A key aspect of HeMAC is its deliberate introduction of mixed (continuous and discrete) observation and action spaces with differing dimensions for each agent type. This pushes research towards HeMARL techniques that don’t rely on padding or homogenizing these spaces, which can often lead to inefficiencies.
Performance of Current Algorithms
The researchers benchmarked several state-of-the-art MARL algorithms, including Independent Proximal Policy Optimization (IPPO), Multi-Agent Proximal Policy Optimization (MAPPO), and QMIX, against these challenges. The results were telling: while advanced algorithms like MAPPO performed well in simpler cooperative tasks, their effectiveness significantly declined as heterogeneity increased.

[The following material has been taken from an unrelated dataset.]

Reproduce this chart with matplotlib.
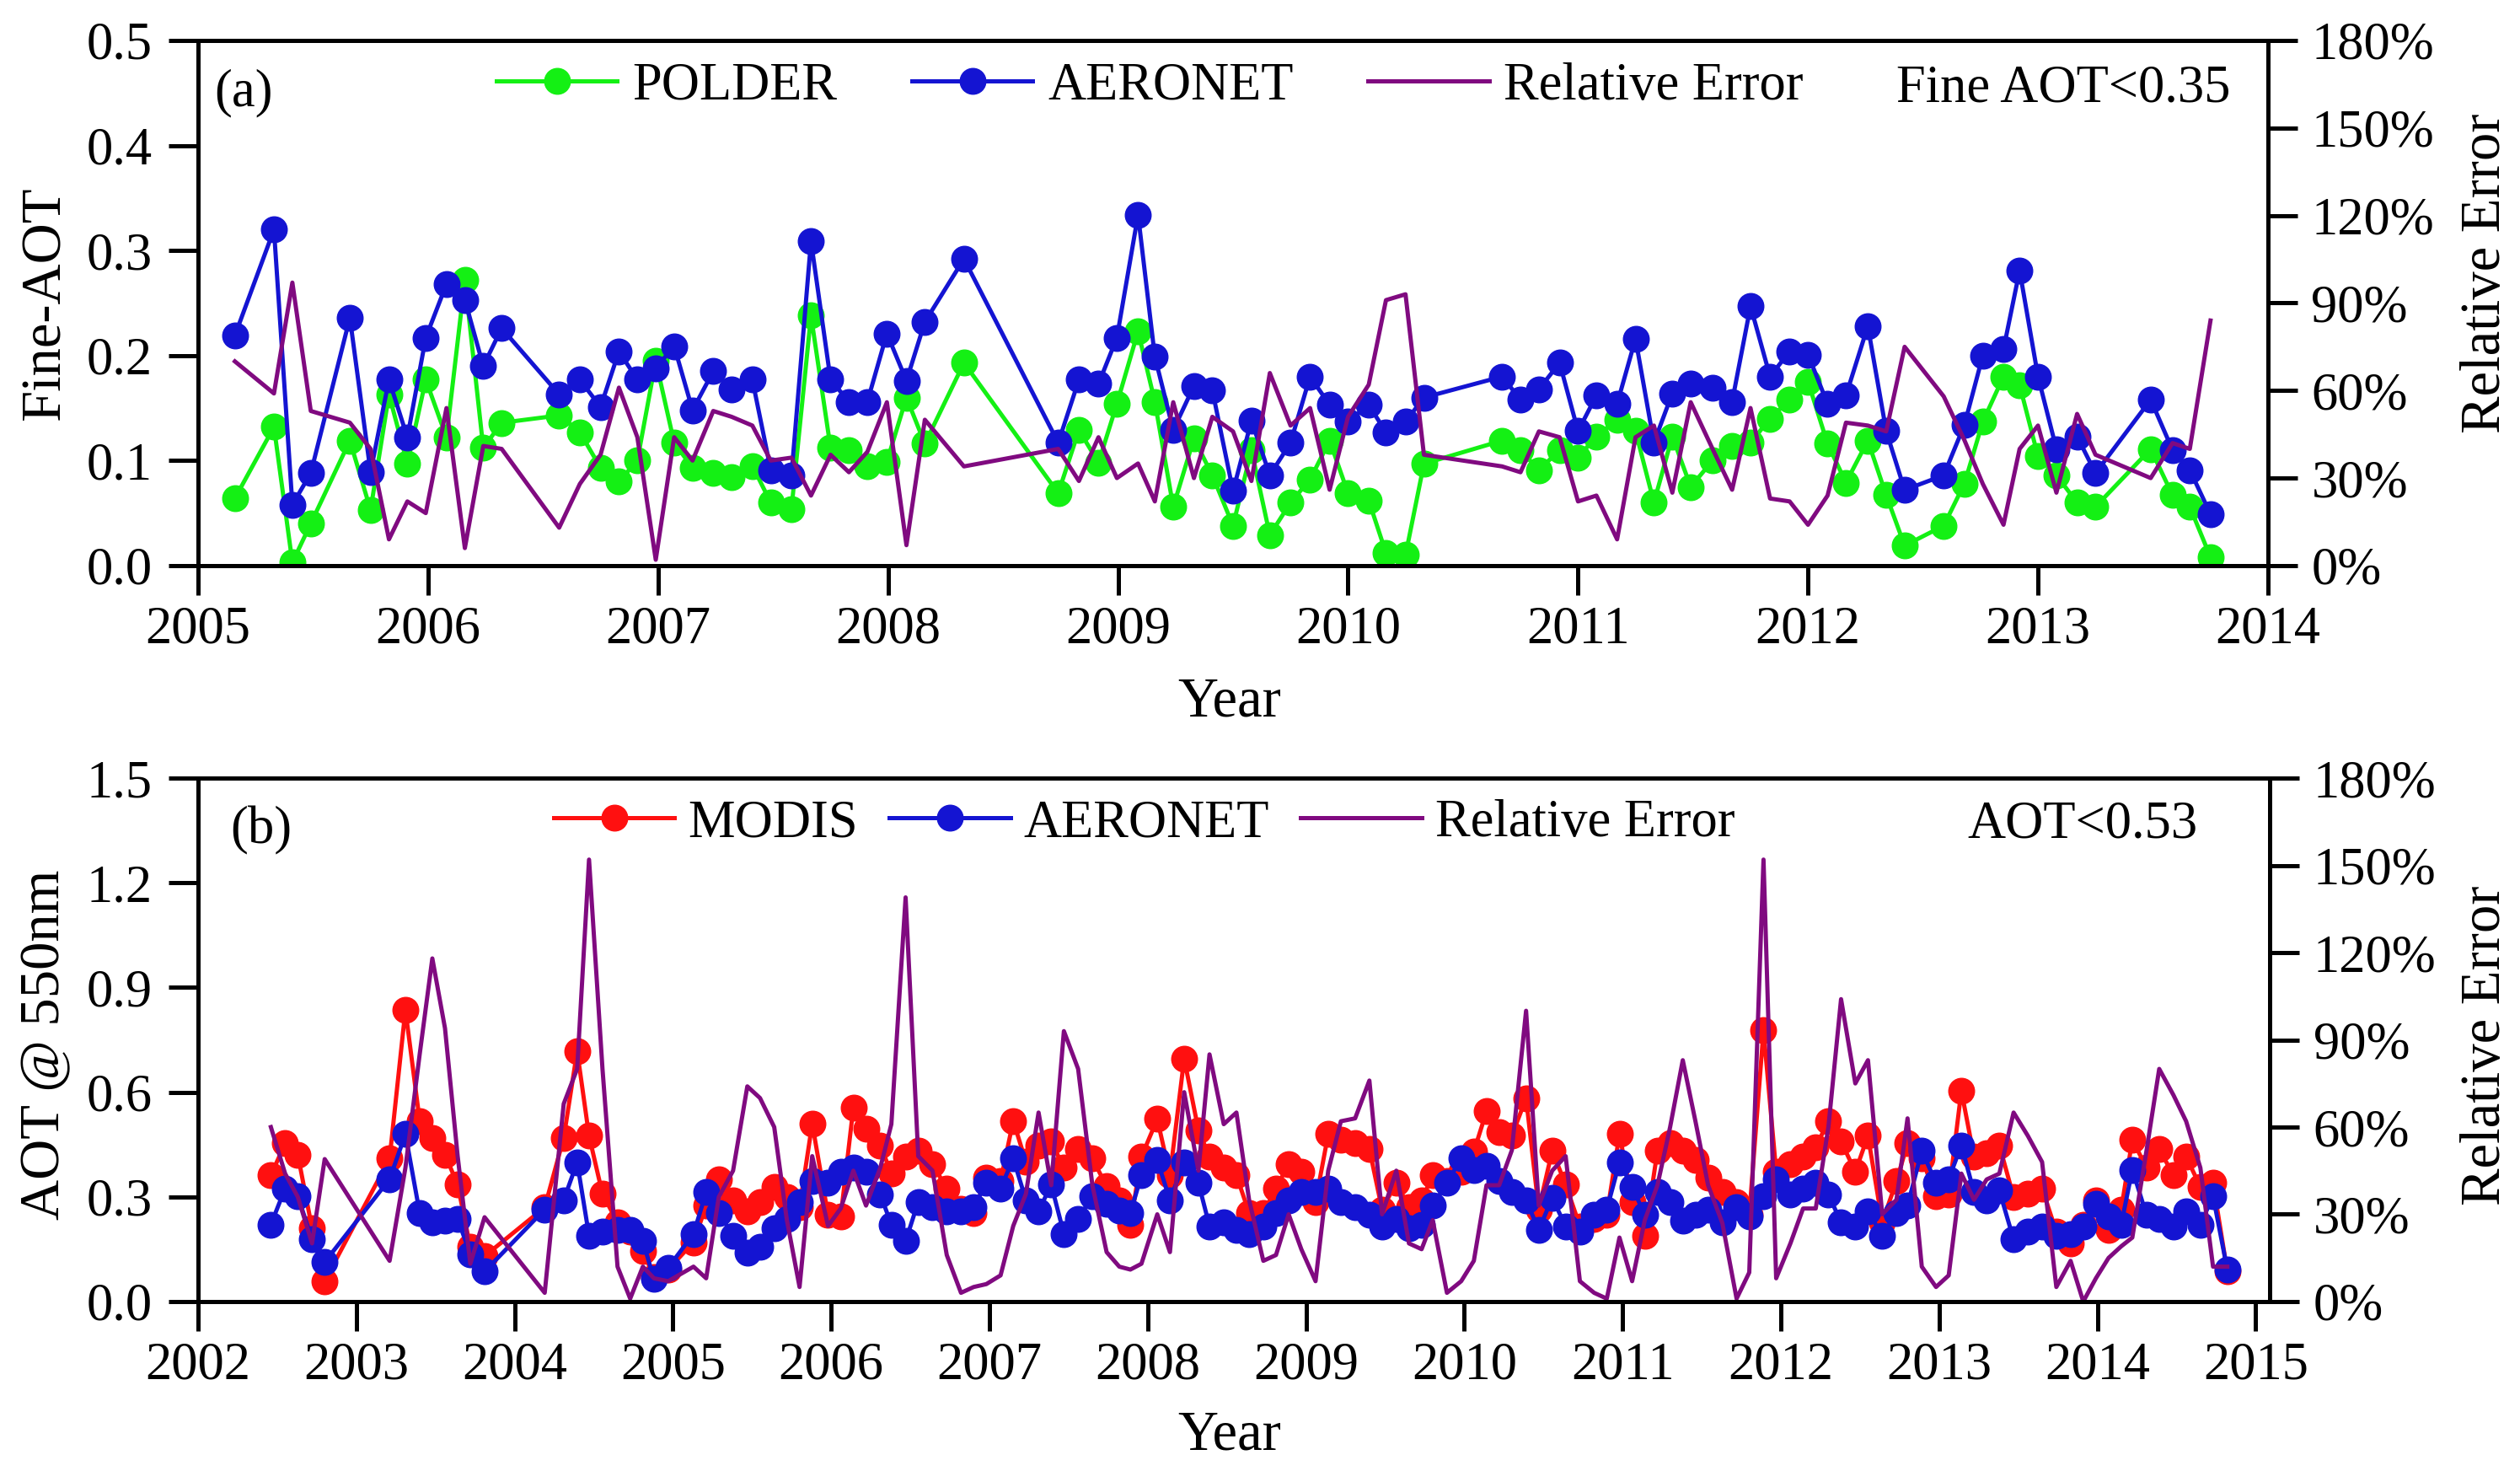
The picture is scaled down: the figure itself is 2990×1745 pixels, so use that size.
import matplotlib
matplotlib.use('Agg')
import matplotlib.pyplot as plt
from matplotlib.ticker import FixedLocator, FuncFormatter

plt.rcParams['font.family'] = ['Liberation Serif', 'DejaVu Serif']

# ---------------- Panel (a) data ----------------
a_year = [2005.16, 2005.33, 2005.41, 2005.49, 2005.66, 2005.75, 2005.83, 2005.91, 2005.99, 2006.08,
          2006.16, 2006.24, 2006.32, 2006.57, 2006.66, 2006.75, 2006.83, 2006.91, 2006.99, 2007.07,
          2007.15, 2007.24, 2007.32, 2007.41, 2007.49, 2007.58, 2007.665, 2007.75, 2007.83, 2007.91,
          2007.995, 2008.08, 2008.16, 2008.33, 2008.74, 2008.83, 2008.915, 2008.995, 2009.087, 2009.16,
          2009.24, 2009.33, 2009.41, 2009.50, 2009.58, 2009.66, 2009.75, 2009.835, 2009.92, 2010.00,
          2010.09, 2010.165, 2010.25, 2010.33, 2010.67, 2010.75, 2010.83, 2010.92, 2011.00, 2011.08,
          2011.17, 2011.25, 2011.33, 2011.41, 2011.49, 2011.585, 2011.67, 2011.75, 2011.835, 2011.92,
          2012.00, 2012.085, 2012.165, 2012.26, 2012.34, 2012.42, 2012.59, 2012.68, 2012.76, 2012.85,
          2012.92, 2013.00, 2013.08, 2013.17, 2013.25, 2013.49, 2013.585, 2013.66, 2013.75]
a_aeronet = [0.219, 0.320, 0.058, 0.088, 0.236, 0.089, 0.177, 0.122, 0.217, 0.268,
             0.253, 0.190, 0.226, 0.163, 0.177, 0.151, 0.204, 0.177, 0.188, 0.209,
             0.148, 0.185, 0.168, 0.177, 0.091, 0.086, 0.309, 0.177, 0.156, 0.156,
             0.221, 0.176, 0.232, 0.292, 0.117, 0.177, 0.173, 0.217, 0.334, 0.199,
             0.129, 0.171, 0.167, 0.071, 0.138, 0.086, 0.117, 0.180, 0.153, 0.137,
             0.153, 0.127, 0.137, 0.160, 0.180, 0.158, 0.168, 0.193, 0.128, 0.162,
             0.154, 0.216, 0.117, 0.164, 0.173, 0.169, 0.156, 0.247, 0.180, 0.204,
             0.201, 0.154, 0.162, 0.228, 0.128, 0.072, 0.086, 0.134, 0.200, 0.206,
             0.281, 0.180, 0.111, 0.123, 0.088, 0.158, 0.110, 0.091, 0.049]
a_polder = [0.064, 0.132, 0.003, 0.040, 0.119, 0.053, 0.163, 0.097, 0.177, 0.122,
            0.272, 0.112, 0.136, 0.143, 0.127, 0.093, 0.080, 0.100, 0.195, 0.117,
            0.093, 0.088, 0.084, 0.095, 0.060, 0.054, 0.238, 0.112, 0.110, 0.095,
            0.099, 0.160, 0.116, 0.193, 0.069, 0.129, 0.098, 0.154, 0.223, 0.156,
            0.056, 0.121, 0.086, 0.038, 0.110, 0.029, 0.060, 0.082, 0.119, 0.069,
            0.062, 0.012, 0.010, 0.097, 0.119, 0.110, 0.091, 0.110, 0.103, 0.123,
            0.139, 0.128, 0.060, 0.123, 0.075, 0.100, 0.114, 0.117, 0.140, 0.158,
            0.175, 0.116, 0.079, 0.119, 0.067, 0.019, 0.038, 0.078, 0.137, 0.180,
            0.172, 0.104, 0.086, 0.060, 0.056, 0.111, 0.067, 0.056, 0.008]
a_relerr = [70, 59, 97, 53, 49, 40, 9, 22, 18, 54,
            6, 41, 40, 13, 28, 38, 61, 44, 2, 44,
            36, 53, 51, 48, 36, 37, 24, 38, 32, 39,
            56, 7, 50, 34, 40, 29, 44, 30, 35, 22,
            56, 30, 51, 46, 29, 66, 48, 54, 26, 51,
            62, 91, 93, 38, 34, 32, 46, 44, 22, 24,
            9, 44, 48, 25, 56, 40, 26, 54, 23, 22,
            14, 24, 49, 48, 46, 75, 58, 43, 28, 14,
            40, 48, 25, 52, 38, 30, 42, 40, 84]

# ---------------- Panel (b) data ----------------
b_year = [2002.46, 2002.55, 2002.63, 2002.72, 2002.80, 2003.21, 2003.31, 2003.40, 2003.48, 2003.56,
          2003.64, 2003.72, 2003.81, 2004.19, 2004.31, 2004.395, 2004.47, 2004.555, 2004.65, 2004.73,
          2004.81, 2004.88, 2004.97, 2005.13, 2005.21, 2005.29, 2005.38, 2005.47, 2005.55, 2005.64,
          2005.72, 2005.80, 2005.88, 2005.98, 2006.06, 2006.14, 2006.22, 2006.31, 2006.38, 2006.47,
          2006.55, 2006.64, 2006.73, 2006.82, 2006.90, 2006.98, 2007.07, 2007.15, 2007.23, 2007.31,
          2007.39, 2007.47, 2007.56, 2007.65, 2007.74, 2007.82, 2007.89, 2007.96, 2008.06, 2008.14,
          2008.23, 2008.32, 2008.39, 2008.48, 2008.56, 2008.64, 2008.73, 2008.81, 2008.89, 2008.97,
          2009.06, 2009.14, 2009.22, 2009.31, 2009.40, 2009.48, 2009.57, 2009.65, 2009.73, 2009.80,
          2009.89, 2009.98, 2010.06, 2010.14, 2010.22, 2010.30, 2010.39, 2010.47, 2010.555, 2010.64,
          2010.73, 2010.82, 2010.90, 2010.98, 2011.06, 2011.14, 2011.22, 2011.30, 2011.38, 2011.46,
          2011.54, 2011.63, 2011.72, 2011.80, 2011.89, 2011.97, 2012.06, 2012.14, 2012.22, 2012.30,
          2012.38, 2012.47, 2012.55, 2012.64, 2012.73, 2012.80, 2012.89, 2012.98, 2013.06, 2013.14,
          2013.22, 2013.30, 2013.38, 2013.47, 2013.56, 2013.65, 2013.74, 2013.83, 2013.91, 2013.99,
          2014.07, 2014.15, 2014.22, 2014.31, 2014.39, 2014.48, 2014.56, 2014.65, 2014.73, 2014.82]
b_modis = [0.362, 0.453, 0.421, 0.210, 0.059, 0.410, 0.836, 0.518, 0.469, 0.421,
           0.335, 0.156, 0.130, 0.270, 0.469, 0.718, 0.475, 0.308, 0.227, 0.200,
           0.146, 0.070, 0.092, 0.170, 0.275, 0.351, 0.291, 0.259, 0.286, 0.329,
           0.300, 0.270, 0.510, 0.248, 0.243, 0.556, 0.496, 0.448, 0.367, 0.415,
           0.432, 0.394, 0.324, 0.265, 0.254, 0.356, 0.345, 0.518, 0.400, 0.448,
           0.459, 0.383, 0.437, 0.410, 0.330, 0.290, 0.221, 0.415, 0.523, 0.362,
           0.696, 0.491, 0.415, 0.383, 0.362, 0.254, 0.254, 0.324, 0.394, 0.372,
           0.286, 0.480, 0.464, 0.453, 0.437, 0.264, 0.340, 0.270, 0.291, 0.362,
           0.345, 0.372, 0.430, 0.545, 0.486, 0.475, 0.583, 0.264, 0.432, 0.335,
           0.216, 0.237, 0.248, 0.480, 0.286, 0.189, 0.432, 0.453, 0.432, 0.405,
           0.356, 0.313, 0.286, 0.248, 0.777, 0.372, 0.394, 0.415, 0.442, 0.518,
           0.459, 0.372, 0.475, 0.227, 0.345, 0.453, 0.410, 0.302, 0.307, 0.604,
           0.415, 0.426, 0.448, 0.300, 0.310, 0.324, 0.200, 0.167, 0.220, 0.291,
           0.205, 0.264, 0.464, 0.383, 0.437, 0.362, 0.415, 0.329, 0.340, 0.086]
b_aeronet = [0.221, 0.324, 0.302, 0.178, 0.113, 0.351, 0.480, 0.254, 0.227, 0.232,
             0.237, 0.135, 0.086, 0.264, 0.291, 0.399, 0.189, 0.200, 0.205, 0.205,
             0.173, 0.065, 0.097, 0.194, 0.313, 0.254, 0.189, 0.140, 0.156, 0.210,
             0.237, 0.286, 0.345, 0.340, 0.372, 0.383, 0.372, 0.307, 0.221, 0.173,
             0.286, 0.270, 0.259, 0.259, 0.270, 0.340, 0.324, 0.410, 0.291, 0.259,
             0.335, 0.194, 0.237, 0.302, 0.281, 0.260, 0.254, 0.362, 0.405, 0.291,
             0.399, 0.340, 0.216, 0.227, 0.205, 0.194, 0.216, 0.254, 0.291, 0.313,
             0.313, 0.324, 0.286, 0.270, 0.248, 0.216, 0.237, 0.210, 0.221, 0.275,
             0.340, 0.410, 0.378, 0.389, 0.345, 0.313, 0.291, 0.205, 0.297, 0.216,
             0.200, 0.248, 0.264, 0.399, 0.329, 0.248, 0.313, 0.286, 0.232, 0.248,
             0.264, 0.227, 0.270, 0.243, 0.302, 0.351, 0.307, 0.324, 0.340, 0.307,
             0.227, 0.216, 0.259, 0.189, 0.254, 0.275, 0.432, 0.340, 0.351, 0.448,
             0.313, 0.291, 0.318, 0.178, 0.200, 0.216, 0.189, 0.194, 0.216, 0.281,
             0.243, 0.221, 0.378, 0.248, 0.237, 0.216, 0.259, 0.221, 0.302, 0.092]
b_relerr = [60, 44, 36, 20, 49, 14, 46, 85, 118, 94,
            50, 13, 29, 3, 68, 80, 152, 80, 12, 1,
            12, 8, 7, 12, 8, 36, 45, 74, 70, 60,
            28, 5, 50, 26, 32, 45, 33, 46, 61, 139,
            50, 45, 16, 3, 5, 6, 9, 26, 37, 65,
            40, 93, 80, 40, 17, 12, 11, 13, 30, 17,
            72, 45, 85, 61, 65, 35, 14, 16, 30, 18,
            7, 45, 62, 63, 76, 30, 45, 20, 18, 28,
            3, 7, 14, 40, 40, 52, 100, 33, 45, 50,
            7, 3, 1, 22, 7, 28, 40, 60, 83, 62,
            40, 27, 1, 10, 152, 8, 20, 32, 32, 60,
            104, 75, 83, 30, 35, 63, 12, 5, 9, 44,
            35, 42, 44, 65, 57, 48, 5, 14, 0, 8,
            15, 19, 22, 52, 80, 71, 62, 46, 12, 12]

a_years_ticks = list(range(2005, 2015))
b_years_ticks = list(range(2002, 2016))
a_yticks = [0.0, 0.1, 0.2, 0.3, 0.4, 0.5]
b_yticks = [0.0, 0.3, 0.6, 0.9, 1.2, 1.5]
re_ticks = [0, 30, 60, 90, 120, 150, 180]

# ---------------- styling ----------------
GREEN = '#14f014'
BLUE = '#1414d2'
RED = '#ff1010'
PURPLE = '#800a80'
LW = 3.6
MS = 22
TFS = 45
LFS = 48

fig = plt.figure(figsize=(29.9, 17.45), dpi=100)


def style_axes(ax, ax2, xticks, yticks, xlim, ylim):
    ax.set_xlim(*xlim)
    ax.set_ylim(*ylim)
    ax2.set_ylim(0, 180)
    ax.xaxis.set_major_locator(FixedLocator(xticks))
    ax.yaxis.set_major_locator(FixedLocator(yticks))
    ax.yaxis.set_major_formatter(FuncFormatter(lambda v, p: f"{v:.1f}"))
    ax.xaxis.set_major_formatter(FuncFormatter(lambda v, p: f"{int(round(v))}"))
    ax2.yaxis.set_major_locator(FixedLocator(re_ticks))
    ax2.yaxis.set_major_formatter(FuncFormatter(lambda v, p: f"{int(v)}%"))
    for a in (ax, ax2):
        for s in a.spines.values():
            s.set_linewidth(3.6)
    ax.tick_params(axis='both', which='major', direction='out', length=25, width=3.6,
                   labelsize=TFS, top=False, right=False)
    ax.tick_params(axis='x', pad=9)
    ax.tick_params(axis='y', pad=14)
    ax2.tick_params(axis='y', which='major', direction='out', length=25, width=3.6,
                    labelsize=TFS, pad=12)
    ax.minorticks_off()
    ax2.minorticks_off()


# ---------------- Panel (a) ----------------
ax1 = fig.add_axes([0.0786, 0.6155, 0.8214, 0.357])
ax1r = ax1.twinx()
l1, = ax1.plot(a_year, a_polder, '-o', color=GREEN, lw=LW, ms=MS, mec=GREEN, label='POLDER')
l2, = ax1.plot(a_year, a_aeronet, '-o', color=BLUE, lw=LW, ms=MS, mec=BLUE, label='AERONET')
l3, = ax1r.plot(a_year, a_relerr, '-', color=PURPLE, lw=LW, label='Relative Error')
style_axes(ax1, ax1r, a_years_ticks, a_yticks, (2005, 2014), (0, 0.5))
ax1r.legend([l1, l2, l3], ['POLDER', 'AERONET', 'Relative Error'], loc='center left',
            bbox_to_anchor=(0.144, 0.912), ncol=3, frameon=False, fontsize=TFS,
            handlelength=2.3, handletextpad=0.28, columnspacing=1.42,
            borderpad=0, borderaxespad=0)
ax1.text(0.008, 0.90, '(a)', transform=ax1.transAxes, fontsize=TFS, ha='left', va='center')
ax1.text(0.982, 0.908, 'Fine AOT<0.35', transform=ax1.transAxes, fontsize=TFS,
         ha='right', va='center')

# ---------------- Panel (b) ----------------
ax2 = fig.add_axes([0.0786, 0.1152, 0.8222, 0.3558])
ax2r = ax2.twinx()
m1, = ax2.plot(b_year, b_modis, '-o', color=RED, lw=LW, ms=MS, mec=RED, label='MODIS')
m2, = ax2.plot(b_year, b_aeronet, '-o', color=BLUE, lw=LW, ms=MS, mec=BLUE, label='AERONET')
m3, = ax2r.plot(b_year, b_relerr, '-', color=PURPLE, lw=LW, label='Relative Error')
style_axes(ax2, ax2r, b_years_ticks, b_yticks, (2002, 2015.09), (0, 1.5))
ax2r.legend([m1, m2, m3], ['MODIS', 'AERONET', 'Relative Error'], loc='center left',
            bbox_to_anchor=(0.1715, 0.913), ncol=3, frameon=False, fontsize=TFS,
            handlelength=2.3, handletextpad=0.25, columnspacing=0.6,
            borderpad=0, borderaxespad=0)
ax2.text(0.0155, 0.90, '(b)', transform=ax2.transAxes, fontsize=TFS, ha='left', va='center')
ax2.text(0.965, 0.91, 'AOT<0.53', transform=ax2.transAxes, fontsize=TFS,
         ha='right', va='center')

# ---------------- axis labels ----------------
fig.text(0.018, 0.7937, 'Fine-AOT', rotation=90, fontsize=LFS, ha='center', va='center')
fig.text(0.9866, 0.814, 'Relative Error', rotation=90, fontsize=LFS, ha='center', va='center')
fig.text(0.488, 0.5226, 'Year', fontsize=LFS, ha='center', va='center')
fig.text(0.018, 0.29, 'AOT @ 550nm', rotation=90, fontsize=LFS, ha='center', va='center')
fig.text(0.9866, 0.289, 'Relative Error', rotation=90, fontsize=LFS, ha='center', va='center')
fig.text(0.488, 0.024, 'Year', fontsize=LFS, ha='center', va='center')

fig.savefig('out.png', dpi=100)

IPPO sometimes even outperformed MAPPO in highly diverse scenarios. QMIX, which assumes shared action values and agent homogeneity, struggled considerably, even in simpler settings.
These findings underscore HeMAC’s value as a rigorous testbed, demonstrating that current MARL methods often lack the reliability to effectively tackle problems with high levels of agent heterogeneity. The benchmark highlights the urgent need for further research into novel HeMARL approaches that can handle such complexity and diversity.
Also Read:
- Optimizing Multi-Agent System Initialization for Enhanced Collaboration
- EvA-RL: Training Reinforcement Learning Policies for Easier and More Accurate Evaluation
Future Directions
The HeMAC environment is open-sourced, inviting community contributions to expand its scenarios and agent types. This initiative aims to establish HeMAC as a standard benchmark, fostering the development of innovative methods for heterogeneous multi-agent reinforcement learning and ultimately bridging the gap between current research and the demands of real-world multi-agent systems.